The game is playable, but the most interesting part is probably the implementation of search algorithms. This program is a demonstration of some basic search methods used in classical AI. When the solution space is enumerable, finite, and the combinatorial expansion can be kept under control, search algorithms are a very effective method to find solutions to hard problems.
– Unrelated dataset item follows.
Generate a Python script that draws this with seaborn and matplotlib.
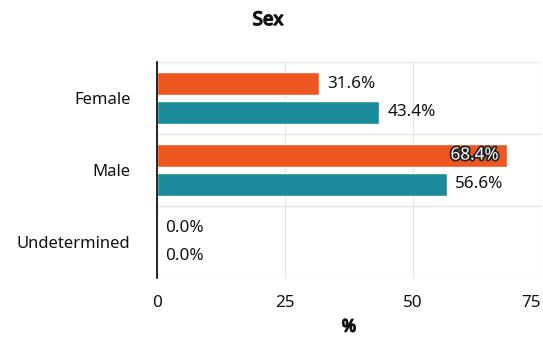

Puzzle games such as this are a great example for some of these techniques.
This very simple game is also a demonstration of the OneLoneCoder (javidx9, David Barr) Pixel Game Engine, a simple and versatile engine to build algorithm visualizations, UI, and games.
You can move the tiles with the arrow, shuffle them with the spacebar and solve automatically with F2.
F1: Output this help to stdout.
F2: Execute Depth-First Search on the current configuration.
F3: Replay found solution.
F4: Swap two random tiles.
Arrows: Move the blank tile manually Space: Shuffle the tiles
Since I decided to use C++ for performance, I also opted for using modern C++ and made liberal use of the Standard Template Library (STL), smart pointers, etc. The same algorithms implemented in Python would look quite a bit simpler, but would run slower. When one is writing algorithms on NP-hard problems, speed matters.
There are many improvements to be made, both in style and efficiency. Since this is only a fun demo, I think that readability matters, so I kept it fairly simple.
Copyright (c) 2020 Christian Bruccoleri - LICENSE: MIT
The Pixel Game Engine is licensed under its own terms (see OLC-3 in the header file).
Version: 0.1 Date: 2020-08-01
Implement solution methods with other classical search algorithms, such as breadth-search, Dijkistra, and A*.
- Implementing A* is the highest priority.